What Interviewers Are Really Testing
When a hiring manager asks how you handle conflict, they are not hoping you will say you never have conflicts. They know that is not true. What they are evaluating is your emotional intelligence, your ability to navigate difficult relationships professionally, and whether you are someone who escalates problems or solves them.
Questions about managing conflict and stress generate approximately 4,070 average monthly searches from job seekers. That volume reflects how uncomfortable this question makes people feel. Most candidates either minimize the conflict ("Oh, I just talk it out") or describe a situation where they were clearly in the right and the other person was clearly wrong. Neither approach impresses a hiring manager.
The Framework for a Strong Answer
A strong conflict answer follows the same STAR structure as any behavioral question, but with a few specific requirements. First, choose a real conflict, not a minor misunderstanding. Second, show that you took responsibility for your part in the situation, even if the other person was more at fault. Third, focus on the resolution and what you learned, not on proving you were right.
A Strong Example Answer
Here is a well-constructed answer for a project manager applying to a senior role:
"In a previous role, I was managing a proposal project with a tight deadline, and one of our senior technical writers consistently missed her review deadlines. The first time it happened, I assumed it was a one-off. When it happened again, I requested a private conversation rather than raising it in the team meeting. I learned that she was managing three other projects simultaneously and had not felt comfortable telling me she was overloaded. I worked with her manager to redistribute one of her other assignments, and I also adjusted our review schedule to give her more lead time. We submitted the proposal on time, and she later told me that conversation changed how she approached workload conversations with project managers going forward."
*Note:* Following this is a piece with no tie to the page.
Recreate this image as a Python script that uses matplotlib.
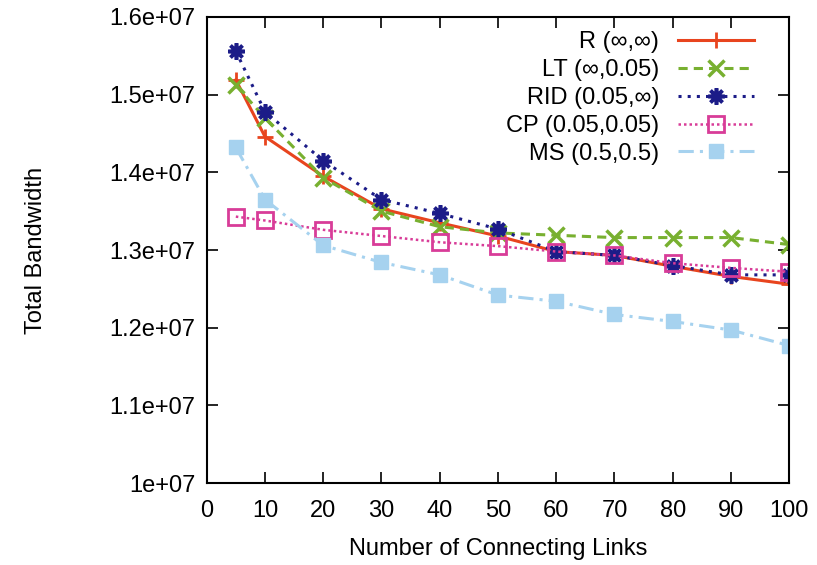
import numpy as np
import matplotlib.pyplot as plt

plt.rcParams['font.family'] = ['Liberation Sans', 'DejaVu Sans']

links = [5, 10, 20, 30, 40, 50, 60, 70, 80, 90, 100]

r_vals = [1.519e7, 1.446e7, 1.395e7, 1.353e7, 1.335e7, 1.318e7, 1.298e7, 1.293e7, 1.279e7, 1.266e7, 1.256e7]
lt_vals = [1.512e7, 1.470e7, 1.393e7, 1.350e7, 1.330e7, 1.322e7, 1.319e7, 1.316e7, 1.316e7, 1.316e7, 1.307e7]
rid_vals = [1.556e7, 1.478e7, 1.415e7, 1.365e7, 1.347e7, 1.327e7, 1.298e7, 1.293e7, 1.280e7, 1.268e7, 1.268e7]
cp_vals = [1.343e7, 1.338e7, 1.326e7, 1.318e7, 1.310e7, 1.305e7, 1.298e7, 1.293e7, 1.283e7, 1.277e7, 1.272e7]
ms_vals = [1.432e7, 1.365e7, 1.306e7, 1.284e7, 1.268e7, 1.242e7, 1.234e7, 1.217e7, 1.208e7, 1.197e7, 1.177e7]

labels = ['R (\u221e,\u221e)', 'LT (\u221e,0.05)', 'RID (0.05,\u221e)', 'CP (0.05,0.05)', 'MS (0.5,0.5)']

fig = plt.figure(figsize=(8.17, 5.65), dpi=100)
ax = fig.add_axes([0.253, 0.145, 0.713, 0.825])

ax.plot(links, r_vals, color='#e8441e', lw=2.2, ls='-', marker='+', ms=12, mew=2, label=labels[0])
ax.plot(links, lt_vals, color='#78b030', lw=2.2, ls=(0, (3, 2)), marker='x', ms=11, mew=2.5, label=labels[1])
ax.plot(links, rid_vals, color='#1c1c88', lw=2.2, ls=(0, (1, 2)), marker=(8, 2, 0), ms=12, mew=2.6, label=labels[2])
ax.plot(links, cp_vals, color='#d83c98', lw=1.8, ls=(0, (1, 1.2)), marker='s', ms=11, mew=2, mfc='none', label=labels[3])
ax.plot(links, ms_vals, color='#a6d2ef', lw=2.2, ls=(0, (5, 2, 1, 2)), marker='s', ms=10, label=labels[4])

ax.set_xlim(0, 100)
ax.set_ylim(1.0e7, 1.6e7)
ax.set_xticks(np.arange(0, 101, 10))
ax.set_yticks(np.arange(1.0e7, 1.61e7, 0.1e7))
ax.set_yticklabels(['1e+07', '1.1e+07', '1.2e+07', '1.3e+07', '1.4e+07', '1.5e+07', '1.6e+07'])
ax.tick_params(direction='in', top=True, right=True, length=8, width=1.2, labelsize=17, pad=8)
ax.tick_params(axis='x', pad=12)
for s in ax.spines.values():
    s.set_linewidth(1.5)

ax.set_xlabel('Number of Connecting Links', fontsize=17, labelpad=12)
ax.set_ylabel('Total Bandwidth', fontsize=17, labelpad=45)

ax.legend(loc='upper right', bbox_to_anchor=(0.955, 0.99), frameon=False, markerfirst=False,
          fontsize=17, handlelength=3.2, labelspacing=0.25, borderaxespad=0, handletextpad=0.8)

fig.savefig('out.png', dpi=100)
Notice what that answer does. It describes a real conflict. It shows the candidate took a thoughtful, private approach rather than a public or punitive one. It reveals that the conflict had a root cause the candidate did not initially understand. And it ends with a resolution that benefited both the project and the relationship.
What Not to Say
Do not describe a conflict where you were completely right and the other person was completely wrong. Even if that is true, it signals that you lack the self-awareness to see your own role in difficult situations. Do not say you avoid conflict. That signals passivity, which is a liability in almost every professional environment. And do not name names or describe the other person in a way that sounds like venting. Hiring managers are listening for professionalism, not drama.
Prepare Two or Three Conflict Stories
Have more than one conflict story ready. You may be asked about conflict with a peer, conflict with a manager, and conflict with a client in the same interview. Each requires a slightly different story. Prepare one of each, and make sure all three end with a constructive resolution and a lesson learned.